The shift matters because these jobs have been the ballast of modern recoveries. Scientists, engineers, designers, and lawyers barely dipped below pre recession peaks and often led prior employment rebounds. Meanwhile, since the late 1980s, routine jobs have been steadily automated away and still have not returned to pre Great Financial Crisis peaks.

Tasci’s point is not that AI will suddenly hit routine or non routine manual jobs harder. He argues AI does not pose much more additional risk to those categories, which require more physical personal interaction. The risk is concentrating where we least expected it. And because non routine cognitive workers now comprise nearly 45 percent of total employment, up from about 30 percent in the early 1980s, any sustained weakness in this cohort becomes a larger macroeconomic risk than in the past.

There is a counterpoint worth weighing. Investor David Sacks argues there is a clear division of labor between humans and AI. People provide context, write extensive prompts, and verify output. He says apocalyptic job loss predictions are as overhyped as artificial general intelligence itself, and that the old truism holds: you do not lose your job to AI, you lose it to someone who uses AI better than you. Both stories can be true at once.

Roles can remain while pathways shift. Evidence has been mounting that AI is limiting the number of entry level jobs typically filled by recent college graduates, which complicates how workers acquire the context and judgment Sacks says will matter most.

Where the Labor and Capital Flows Go Next

If you want to know where the labor and capital flows go next, follow the daily revenue work. In B2B sales, AI is no longer a sidecar. According to research, 82 percent of respondents already use AI to boost productivity and efficiency. Capgemini reports that 82 percent of surveyed organizations plan to integrate AI agents in the next few years. Gartner projects that by 2028, 60 percent of B2B seller work will be executed through conversational user interfaces powered by generative AI, up from less than 5 percent in 2023.

The feature lists are specific and operational. AI summarizes email chains and meetings, converts main ideas into tasks, automates pipeline approvals and follow ups, builds automation formulas from natural language, qualifies and scores leads, routes them by skills or territory, generates personalized scripts and emails based on client preferences and history, and powers dashboards with real time suggestions to advance stuck deals.

Platforms knit into the broader stack too, integrating with data enrichment providers like ZoomInfo, Clearbit, and Cognism, as well as demand generation and sales enablement tools such as Gong, Storylane, Outreach, Seismic, Highspot, and Showpad. Case studies claim material efficiency gains, like cutting manual work by 50 percent.

This is not gadgetry. It is a rewire of cost structures and growth levers. As seller work shifts to conversational interfaces and AI agents, unit economics change, sales velocity increases, and the human time that remains grows more valuable because it is applied to context and verification. Pricing is in scope as well.

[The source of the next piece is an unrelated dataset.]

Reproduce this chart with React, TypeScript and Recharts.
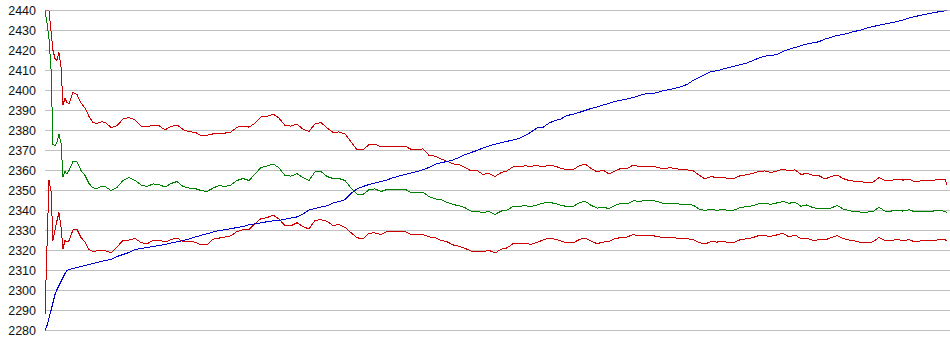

External research cited in the sales tech ecosystem points to AI led price setting expected to impact industries such as energy distribution and shipping.

Now connect that back to Tasci’s warning. If the most heavily AI exposed cognitive roles become more cyclical in downturns and less central to recovery dynamics, then the earnings streams tied to those functions will also behave differently. Businesses that lean into AI will not all move in lockstep, but the variance between adopters and laggards will widen.

The Investor and Operator Playbook

For investors and operators, the lesson is straightforward. Price in the speed and breadth of AI adoption where it is closest to revenue, and reassess labor assumptions in non routine cognitive categories. Evaluate whether a company’s sales stack already executes through AI for forecasting, prioritization, and outreach. Look for readiness to deploy AI agents, ability to integrate clean data, and a clear model for human oversight.

On the labor side, consider the exposure to entry level cognitive tasks and whether the organization has a plan to upskill workers into the higher context work AI cannot do. In portfolio construction terms, that is what an AI native posture looks like.

The Midas take is simple. Talent and capital are sprinting toward AI native strategies. Miss this shift and your portfolio may look analog. The better bet is to back teams building AI into core workflows and to train people to orchestrate it. That is where the next compounding advantage will live.